Весьма нахально я ответил:
— А что вы меня как лошадь рассматриваете?
Человек засмеялся и, еще раз взглянув на меня, отдал какие-то приказания.
Меня вывели во двор, и какой-то тоже странный человек, очень плохо говоривший по-русски, несколько раз щелкнул фотоаппаратом.
Теперь эти фотографии у меня. После смерти Сергея Михайловича его вдова Пера Аташева нашла их в картотеке Эйзенштейна. На белой карточке, к которой они прикреплены, написано: «Хорошо смеется».
А через тридцать лет я буду рассказывать об этом в большой аудитории в Лондоне и встречусь с человеком, который меня тогда снимал…
Но это будет потом… А пока вот так в первый раз я увидел Эйзенштейна и поговорил с ним. Но в этот раз настоящее знакомство не состоялось. Родители берегли мальчика от кино и отправили его в пионерский лагерь. Позже я нашел вызовы на студию и, конечно, пошел сам.

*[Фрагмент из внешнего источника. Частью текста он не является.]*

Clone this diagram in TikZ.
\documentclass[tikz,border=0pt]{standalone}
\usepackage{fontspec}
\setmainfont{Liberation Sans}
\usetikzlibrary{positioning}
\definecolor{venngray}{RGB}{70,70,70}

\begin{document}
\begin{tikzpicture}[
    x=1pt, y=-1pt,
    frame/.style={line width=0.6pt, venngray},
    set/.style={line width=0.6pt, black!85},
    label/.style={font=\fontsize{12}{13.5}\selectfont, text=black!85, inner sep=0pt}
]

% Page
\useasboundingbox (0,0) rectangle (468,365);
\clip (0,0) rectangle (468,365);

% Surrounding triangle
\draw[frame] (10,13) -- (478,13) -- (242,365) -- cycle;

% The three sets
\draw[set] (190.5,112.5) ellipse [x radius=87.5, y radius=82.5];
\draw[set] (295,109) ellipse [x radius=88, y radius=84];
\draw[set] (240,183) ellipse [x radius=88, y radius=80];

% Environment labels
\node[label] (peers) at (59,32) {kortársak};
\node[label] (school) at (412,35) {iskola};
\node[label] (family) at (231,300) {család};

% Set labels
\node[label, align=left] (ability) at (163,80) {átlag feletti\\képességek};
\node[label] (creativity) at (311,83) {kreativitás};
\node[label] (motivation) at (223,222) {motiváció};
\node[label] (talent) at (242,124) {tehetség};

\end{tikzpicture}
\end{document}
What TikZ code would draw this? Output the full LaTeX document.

Я попал в какой-то странный, волшебный мир. Весь тот черно-белый мир, который я жадно впитывал в себя, сидя в кинотеатре, — а к этому времени это было основное развлечение и основная радость, — вдруг этот мир стал ярким, цветным, осязаемым. По коридорам студии ходили люди в мундирах национальных гвардейцев и коммунаров (снимали «Зори Парижа»); прямо в зале (теперь я знаю, что это павильон) стояла яхта Гленарвана, и маленький, хорошенький мальчик Яша Сегель лазил по реям и пел песню. Ох, как я завидовал этому мальчику, и его костюму, и его песне, и его знакомству с таким поразительным человеком, как Паганель. Теперь мы живем с этим мальчиком в одном подъезде, работаем на одной студии и ходим друг к другу в гости…
А тогда… Тогда в другом зале стояла церковь, сияли золотыми окладами иконы.